**EXERCISE INSTRUCTIONS**
Your task is to retype the lines from the opening of the material through the line that includes "(lblsteps) at (50,1320.5)". Do not copy the pictures.
Start MATERIAL
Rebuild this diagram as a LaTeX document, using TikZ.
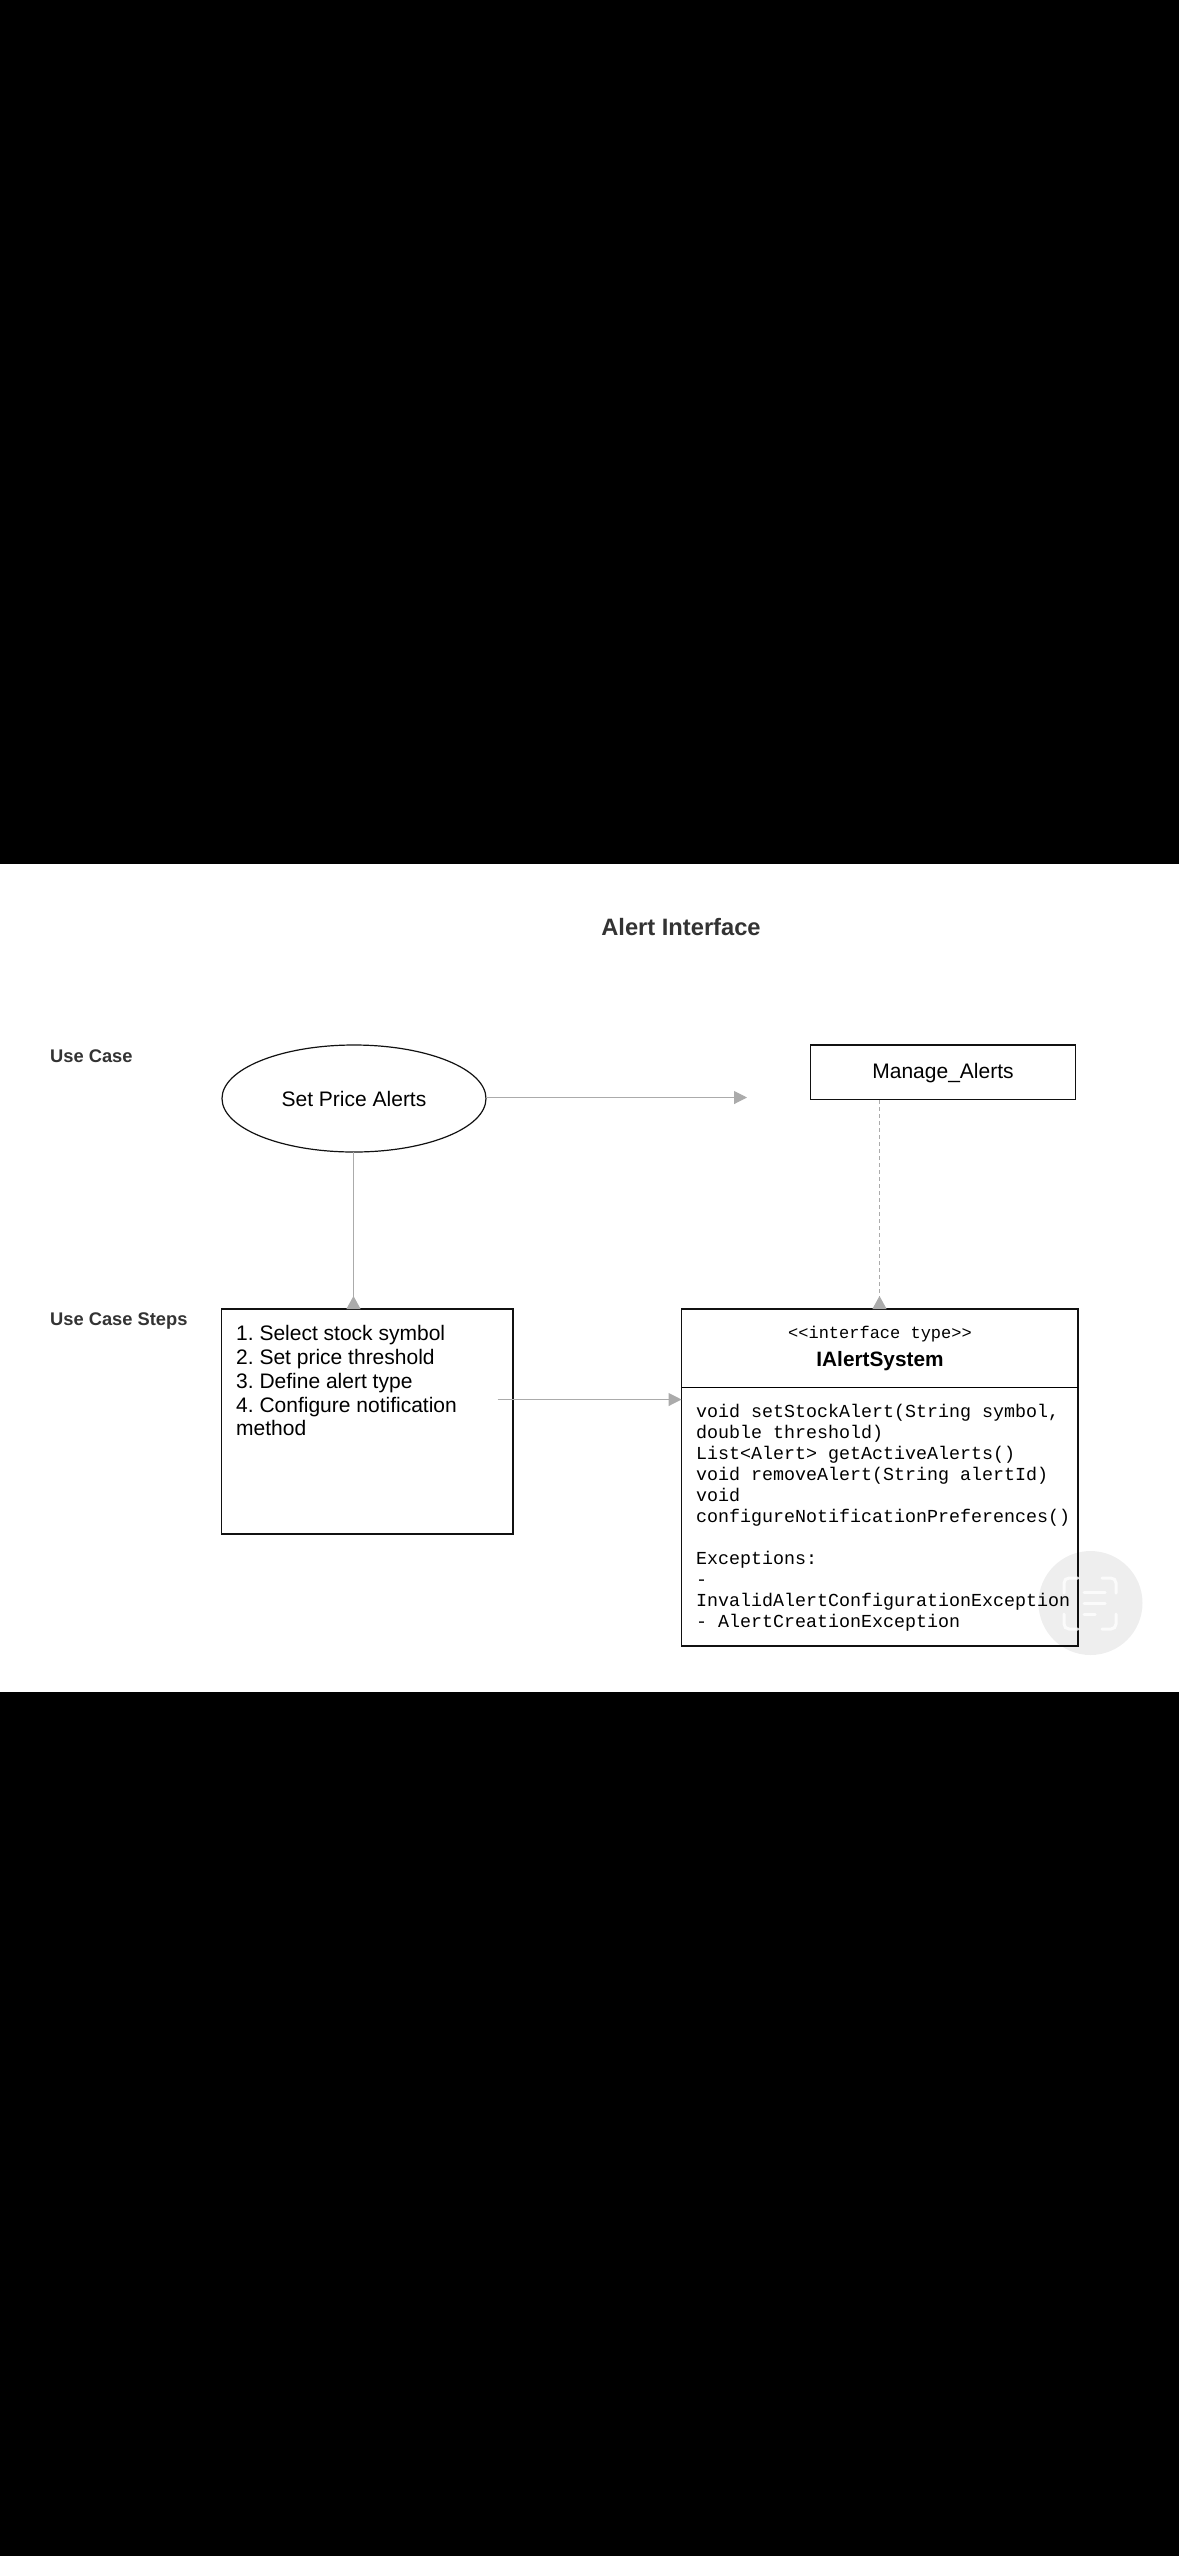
\documentclass[tikz,border=0pt]{standalone}
\usepackage{fontspec}
\setmainfont{Liberation Sans}
\setmonofont{Liberation Mono}
\usetikzlibrary{arrows.meta,shapes.geometric}
\definecolor{edgegrey}{HTML}{ABABAB}
\definecolor{labelgrey}{HTML}{333333}
\definecolor{outlinegrey}{HTML}{111111}
\tikzset{
  x=1pt,y=-1pt,
  outline/.style={draw=outlinegrey,line width=1.2pt,fill=white,inner sep=0pt,outer sep=0pt},
  boxshape/.style={outline,rectangle,anchor=north west},
  sanstext/.style={font=\fontsize{21}{23.7}\selectfont,text=black,inner sep=0pt},
  monotext/.style={font=\ttfamily\fontsize{18.33}{21}\selectfont,text=black,inner sep=0pt},
  sidelabel/.style={font=\bfseries\fontsize{18.3}{21}\selectfont,text=labelgrey,inner sep=0pt},
  conn/.style={draw=edgegrey,line width=1pt,-{Triangle[length=13pt,width=13pt,fill=edgegrey]}},
  connup/.style={draw=edgegrey,line width=1pt,-{Triangle[reversed,length=13pt,width=14pt,fill=edgegrey]}},
  conndash/.style={connup,dash pattern=on 4pt off 3pt},
}
\begin{document}
\frenchspacing
\begin{tikzpicture}
\useasboundingbox (0,0) rectangle (1179,2556);
\fill[black] (0,0) rectangle (1179,2556);
\fill[white] (0,864) rectangle (1179,1692);

\node[font=\bfseries\fontsize{23.7}{26}\selectfont,text=labelgrey,inner sep=0pt] (title) at (681,927) {Alert Interface};
\node[sidelabel,anchor=west] (lblcase) at (50,1056) {Use Case};
\node[sidelabel,anchor=west] (lblsteps) at (50,1320.5) {Use Case Steps};

\node[outline,ellipse,minimum width=264pt,minimum height=107pt,sanstext] (uc) at (354,1098.5) {Set Price Alerts};
\node[boxshape,minimum width=265pt,minimum height=54.5pt] (manage) at (810.5,1045) {};
\node[sanstext] (managetext) at (943,1073.5) {Manage\_Alerts};
\node[boxshape,minimum width=291.5pt,minimum height=225pt] (steps) at (221.5,1309) {};
\node[sanstext,anchor=north west,align=left] (stepstext) at (236,1325.5) {1. Select stock symbol\\2. Set price threshold\\3. Define alert type\\4. Configure notification\\method};
\node[boxshape,minimum width=396.5pt,minimum height=337pt] (iface) at (681.5,1309) {};
\coordinate (sepl) at (681.5,1387);
\coordinate (sepr) at (1078,1387);
\draw[black,line width=1pt] (sepl) -- (sepr);
\node[monotext,font=\ttfamily\fontsize{17}{20}\selectfont] (stereo) at (880,1334) {<{}<interface type>{}>};
\node[font=\bfseries\fontsize{20.8}{24}\selectfont,text=black,inner sep=0pt] (ifname) at (880,1361.5) {IAlertSystem};
\node[monotext,anchor=north west,align=left] (methods) at (696,1404) {void setStockAlert(String symbol,\\double threshold)\\List<Alert> getActiveAlerts()\\void removeAlert(String alertId)\\void\\configureNotificationPreferences()\\[21pt]Exceptions:\\-\\InvalidAlertConfigurationException\\- AlertCreationException};

\coordinate (arrowend) at (747,1097.5);
\coordinate (ucout) at (486,1097.5);
\coordinate (stepsout) at (497.5,1399.5);
\coordinate (ucdown) at (353.5,1152);
\draw[conn] (ucout) -- (arrowend);
\draw[connup] (ucdown) -- (ucdown |- steps.north);
\coordinate (manageout) at (879.5,1100);
\draw[conndash] (manageout) -- (manageout |- iface.north);
\draw[conn] (stepsout) -- (stepsout -| iface.west);

% watermark
\fill[black,opacity=0.065] (1090.5,1603) circle[radius=52];
\begin{scope}[draw=white,opacity=0.8,line width=3pt,line cap=round,rounded corners=5pt]
\draw (1064,1593) -- (1064,1578) -- (1078,1578);
\draw (1102,1578) -- (1116,1578) -- (1116,1593);
\draw (1116,1614) -- (1116,1629) -- (1102,1629);
\draw (1078,1629) -- (1064,1629) -- (1064,1614);
\draw (1084,1592) -- (1105,1592);
\draw (1084,1603) -- (1105,1603);
\draw (1084,1614) -- (1095,1614);
\end{scope}
\end{tikzpicture}
\end{document}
End MATERIAL
**THE REPLY**
Rebuild this diagram as a LaTeX document, using TikZ.
\documentclass[tikz,border=0pt]{standalone}
\usepackage{fontspec}
\setmainfont{Liberation Sans}
\setmonofont{Liberation Mono}
\usetikzlibrary{arrows.meta,shapes.geometric}
\definecolor{edgegrey}{HTML}{ABABAB}
\definecolor{labelgrey}{HTML}{333333}
\definecolor{outlinegrey}{HTML}{111111}
\tikzset{
  x=1pt,y=-1pt,
  outline/.style={draw=outlinegrey,line width=1.2pt,fill=white,inner sep=0pt,outer sep=0pt},
  boxshape/.style={outline,rectangle,anchor=north west},
  sanstext/.style={font=\fontsize{21}{23.7}\selectfont,text=black,inner sep=0pt},
  monotext/.style={font=\ttfamily\fontsize{18.33}{21}\selectfont,text=black,inner sep=0pt},
  sidelabel/.style={font=\bfseries\fontsize{18.3}{21}\selectfont,text=labelgrey,inner sep=0pt},
  conn/.style={draw=edgegrey,line width=1pt,-{Triangle[length=13pt,width=13pt,fill=edgegrey]}},
  connup/.style={draw=edgegrey,line width=1pt,-{Triangle[reversed,length=13pt,width=14pt,fill=edgegrey]}},
  conndash/.style={connup,dash pattern=on 4pt off 3pt},
}
\begin{document}
\frenchspacing
\begin{tikzpicture}
\useasboundingbox (0,0) rectangle (1179,2556);
\fill[black] (0,0) rectangle (1179,2556);
\fill[white] (0,864) rectangle (1179,1692);

\node[font=\bfseries\fontsize{23.7}{26}\selectfont,text=labelgrey,inner sep=0pt] (title) at (681,927) {Alert Interface};
\node[sidelabel,anchor=west] (lblcase) at (50,1056) {Use Case};
\node[sidelabel,anchor=west] (lblsteps) at (50,1320.5) {Use Case Steps};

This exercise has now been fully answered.